What you will do: Copy from the first line below down to and including the line with "const tailFlux = [5.66e-18, 5.26e-19];". Skip the pictures.

Dataset excerpt:
----
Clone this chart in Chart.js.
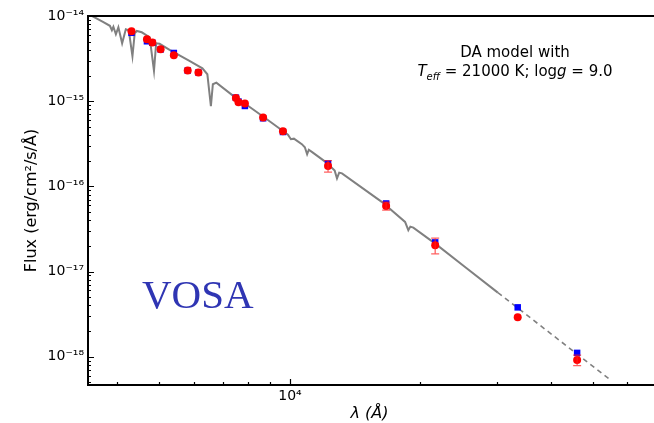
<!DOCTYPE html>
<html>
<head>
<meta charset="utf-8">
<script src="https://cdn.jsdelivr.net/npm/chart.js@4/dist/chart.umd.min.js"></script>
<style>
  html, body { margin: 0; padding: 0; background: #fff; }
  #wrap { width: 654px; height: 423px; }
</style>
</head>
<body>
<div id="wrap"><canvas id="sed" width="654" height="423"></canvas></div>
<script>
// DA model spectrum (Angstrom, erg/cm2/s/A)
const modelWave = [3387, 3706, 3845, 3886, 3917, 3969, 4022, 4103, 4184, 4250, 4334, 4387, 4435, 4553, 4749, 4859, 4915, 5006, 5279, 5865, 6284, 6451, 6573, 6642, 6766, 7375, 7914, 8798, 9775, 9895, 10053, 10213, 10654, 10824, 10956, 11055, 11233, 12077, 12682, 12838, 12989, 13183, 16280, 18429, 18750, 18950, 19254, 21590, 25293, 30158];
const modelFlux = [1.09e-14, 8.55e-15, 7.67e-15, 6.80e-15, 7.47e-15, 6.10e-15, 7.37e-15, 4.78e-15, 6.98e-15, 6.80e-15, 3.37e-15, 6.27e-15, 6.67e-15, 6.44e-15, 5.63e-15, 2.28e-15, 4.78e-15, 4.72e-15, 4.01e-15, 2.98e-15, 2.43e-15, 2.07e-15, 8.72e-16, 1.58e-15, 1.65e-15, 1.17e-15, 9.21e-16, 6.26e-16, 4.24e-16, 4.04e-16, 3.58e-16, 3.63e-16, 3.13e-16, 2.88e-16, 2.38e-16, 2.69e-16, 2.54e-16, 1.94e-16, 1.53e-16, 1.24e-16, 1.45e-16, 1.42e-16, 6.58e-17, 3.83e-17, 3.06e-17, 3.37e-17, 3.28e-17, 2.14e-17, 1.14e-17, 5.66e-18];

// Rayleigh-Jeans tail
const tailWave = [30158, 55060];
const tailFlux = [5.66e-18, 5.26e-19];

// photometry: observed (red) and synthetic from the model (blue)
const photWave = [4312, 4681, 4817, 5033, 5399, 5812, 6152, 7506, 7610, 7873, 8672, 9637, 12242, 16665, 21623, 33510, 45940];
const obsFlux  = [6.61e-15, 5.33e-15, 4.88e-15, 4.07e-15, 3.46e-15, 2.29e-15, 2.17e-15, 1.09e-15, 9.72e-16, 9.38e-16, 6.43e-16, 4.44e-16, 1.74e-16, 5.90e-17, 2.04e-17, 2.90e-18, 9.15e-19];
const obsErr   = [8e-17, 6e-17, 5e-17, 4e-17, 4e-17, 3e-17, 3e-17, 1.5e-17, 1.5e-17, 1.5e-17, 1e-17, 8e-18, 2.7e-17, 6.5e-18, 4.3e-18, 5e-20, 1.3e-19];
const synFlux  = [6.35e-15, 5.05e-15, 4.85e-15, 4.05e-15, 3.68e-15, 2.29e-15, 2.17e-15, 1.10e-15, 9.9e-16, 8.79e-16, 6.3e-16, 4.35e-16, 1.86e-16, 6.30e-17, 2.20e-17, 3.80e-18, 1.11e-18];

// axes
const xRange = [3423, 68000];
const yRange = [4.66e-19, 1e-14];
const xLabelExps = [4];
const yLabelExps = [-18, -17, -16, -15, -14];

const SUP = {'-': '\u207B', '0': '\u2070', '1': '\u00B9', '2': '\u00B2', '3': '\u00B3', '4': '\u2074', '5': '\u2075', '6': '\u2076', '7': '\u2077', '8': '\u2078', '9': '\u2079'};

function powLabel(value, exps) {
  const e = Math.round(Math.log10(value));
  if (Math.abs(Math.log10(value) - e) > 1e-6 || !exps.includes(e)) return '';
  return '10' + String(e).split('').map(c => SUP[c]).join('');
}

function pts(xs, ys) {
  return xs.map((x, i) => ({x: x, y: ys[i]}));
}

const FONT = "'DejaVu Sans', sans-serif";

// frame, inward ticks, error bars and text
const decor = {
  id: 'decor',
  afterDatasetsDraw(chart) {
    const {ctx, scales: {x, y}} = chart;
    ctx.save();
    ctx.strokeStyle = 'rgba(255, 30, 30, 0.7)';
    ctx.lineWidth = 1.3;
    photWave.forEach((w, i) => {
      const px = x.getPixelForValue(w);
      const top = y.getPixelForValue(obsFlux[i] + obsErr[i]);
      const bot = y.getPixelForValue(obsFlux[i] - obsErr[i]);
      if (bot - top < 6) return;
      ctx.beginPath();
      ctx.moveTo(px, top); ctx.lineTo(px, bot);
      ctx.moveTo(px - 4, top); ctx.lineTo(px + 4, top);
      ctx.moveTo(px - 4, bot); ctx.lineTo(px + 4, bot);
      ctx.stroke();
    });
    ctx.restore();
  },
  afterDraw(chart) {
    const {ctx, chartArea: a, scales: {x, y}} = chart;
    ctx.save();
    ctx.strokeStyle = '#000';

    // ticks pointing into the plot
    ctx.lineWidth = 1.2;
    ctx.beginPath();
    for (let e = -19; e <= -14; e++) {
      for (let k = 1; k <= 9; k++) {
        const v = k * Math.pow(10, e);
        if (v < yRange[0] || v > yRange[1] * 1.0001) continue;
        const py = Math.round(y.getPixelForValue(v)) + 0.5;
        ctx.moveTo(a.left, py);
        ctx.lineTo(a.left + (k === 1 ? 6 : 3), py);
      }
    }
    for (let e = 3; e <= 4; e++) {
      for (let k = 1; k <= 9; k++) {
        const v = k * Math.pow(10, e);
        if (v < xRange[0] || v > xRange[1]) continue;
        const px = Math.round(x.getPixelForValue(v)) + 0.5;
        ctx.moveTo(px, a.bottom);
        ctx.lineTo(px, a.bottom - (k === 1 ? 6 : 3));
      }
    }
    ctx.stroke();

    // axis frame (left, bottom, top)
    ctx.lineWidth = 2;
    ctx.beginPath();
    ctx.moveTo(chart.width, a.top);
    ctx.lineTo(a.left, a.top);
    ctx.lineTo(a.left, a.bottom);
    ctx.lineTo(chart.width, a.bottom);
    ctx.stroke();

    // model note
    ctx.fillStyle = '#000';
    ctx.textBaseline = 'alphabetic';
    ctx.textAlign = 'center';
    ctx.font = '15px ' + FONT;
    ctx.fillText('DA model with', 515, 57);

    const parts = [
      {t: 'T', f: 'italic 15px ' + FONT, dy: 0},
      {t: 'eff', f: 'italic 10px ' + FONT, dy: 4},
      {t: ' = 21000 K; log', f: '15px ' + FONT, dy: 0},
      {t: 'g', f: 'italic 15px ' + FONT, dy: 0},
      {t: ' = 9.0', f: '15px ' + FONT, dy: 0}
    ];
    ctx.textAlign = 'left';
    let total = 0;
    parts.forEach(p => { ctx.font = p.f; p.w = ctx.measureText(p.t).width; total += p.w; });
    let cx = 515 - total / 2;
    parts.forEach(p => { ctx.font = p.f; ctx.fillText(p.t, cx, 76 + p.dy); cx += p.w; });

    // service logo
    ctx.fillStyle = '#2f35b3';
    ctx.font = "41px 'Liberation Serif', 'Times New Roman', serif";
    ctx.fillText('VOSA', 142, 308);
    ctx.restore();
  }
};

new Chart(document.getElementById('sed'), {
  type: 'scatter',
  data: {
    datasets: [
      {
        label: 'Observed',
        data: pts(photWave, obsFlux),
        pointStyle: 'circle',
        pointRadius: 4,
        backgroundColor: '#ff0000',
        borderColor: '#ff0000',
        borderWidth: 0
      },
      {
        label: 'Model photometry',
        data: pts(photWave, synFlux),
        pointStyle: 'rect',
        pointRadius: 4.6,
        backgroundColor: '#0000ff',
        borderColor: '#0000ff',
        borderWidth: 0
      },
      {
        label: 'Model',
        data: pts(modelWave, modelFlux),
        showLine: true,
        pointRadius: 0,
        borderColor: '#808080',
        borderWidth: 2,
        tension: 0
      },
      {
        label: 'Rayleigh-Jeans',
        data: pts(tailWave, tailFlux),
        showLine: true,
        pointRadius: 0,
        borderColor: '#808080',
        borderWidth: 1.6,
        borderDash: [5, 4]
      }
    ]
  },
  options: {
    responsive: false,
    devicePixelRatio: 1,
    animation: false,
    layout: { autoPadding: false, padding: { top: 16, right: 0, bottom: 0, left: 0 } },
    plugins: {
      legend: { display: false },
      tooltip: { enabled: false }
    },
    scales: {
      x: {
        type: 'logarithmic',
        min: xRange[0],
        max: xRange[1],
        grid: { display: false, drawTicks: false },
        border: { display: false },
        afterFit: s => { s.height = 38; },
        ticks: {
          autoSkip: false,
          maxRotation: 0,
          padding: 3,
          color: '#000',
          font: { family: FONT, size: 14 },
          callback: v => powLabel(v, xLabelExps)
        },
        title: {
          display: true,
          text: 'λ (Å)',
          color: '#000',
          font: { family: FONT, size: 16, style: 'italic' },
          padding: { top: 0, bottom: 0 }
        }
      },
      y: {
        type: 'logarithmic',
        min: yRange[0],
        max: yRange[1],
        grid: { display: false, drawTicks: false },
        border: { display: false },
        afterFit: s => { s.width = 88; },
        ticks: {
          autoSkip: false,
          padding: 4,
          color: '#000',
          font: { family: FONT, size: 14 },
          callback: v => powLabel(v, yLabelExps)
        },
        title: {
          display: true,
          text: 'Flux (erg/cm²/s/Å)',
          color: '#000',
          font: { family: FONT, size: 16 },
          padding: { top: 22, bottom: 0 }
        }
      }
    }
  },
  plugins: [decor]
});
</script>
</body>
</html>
----
Finished task:
Clone this chart in Chart.js.
<!DOCTYPE html>
<html>
<head>
<meta charset="utf-8">
<script src="https://cdn.jsdelivr.net/npm/chart.js@4/dist/chart.umd.min.js"></script>
<style>
  html, body { margin: 0; padding: 0; background: #fff; }
  #wrap { width: 654px; height: 423px; }
</style>
</head>
<body>
<div id="wrap"><canvas id="sed" width="654" height="423"></canvas></div>
<script>
// DA model spectrum (Angstrom, erg/cm2/s/A)
const modelWave = [3387, 3706, 3845, 3886, 3917, 3969, 4022, 4103, 4184, 4250, 4334, 4387, 4435, 4553, 4749, 4859, 4915, 5006, 5279, 5865, 6284, 6451, 6573, 6642, 6766, 7375, 7914, 8798, 9775, 9895, 10053, 10213, 10654, 10824, 10956, 11055, 11233, 12077, 12682, 12838, 12989, 13183, 16280, 18429, 18750, 18950, 19254, 21590, 25293, 30158];
const modelFlux = [1.09e-14, 8.55e-15, 7.67e-15, 6.80e-15, 7.47e-15, 6.10e-15, 7.37e-15, 4.78e-15, 6.98e-15, 6.80e-15, 3.37e-15, 6.27e-15, 6.67e-15, 6.44e-15, 5.63e-15, 2.28e-15, 4.78e-15, 4.72e-15, 4.01e-15, 2.98e-15, 2.43e-15, 2.07e-15, 8.72e-16, 1.58e-15, 1.65e-15, 1.17e-15, 9.21e-16, 6.26e-16, 4.24e-16, 4.04e-16, 3.58e-16, 3.63e-16, 3.13e-16, 2.88e-16, 2.38e-16, 2.69e-16, 2.54e-16, 1.94e-16, 1.53e-16, 1.24e-16, 1.45e-16, 1.42e-16, 6.58e-17, 3.83e-17, 3.06e-17, 3.37e-17, 3.28e-17, 2.14e-17, 1.14e-17, 5.66e-18];

// Rayleigh-Jeans tail
const tailWave = [30158, 55060];
const tailFlux = [5.66e-18, 5.26e-19];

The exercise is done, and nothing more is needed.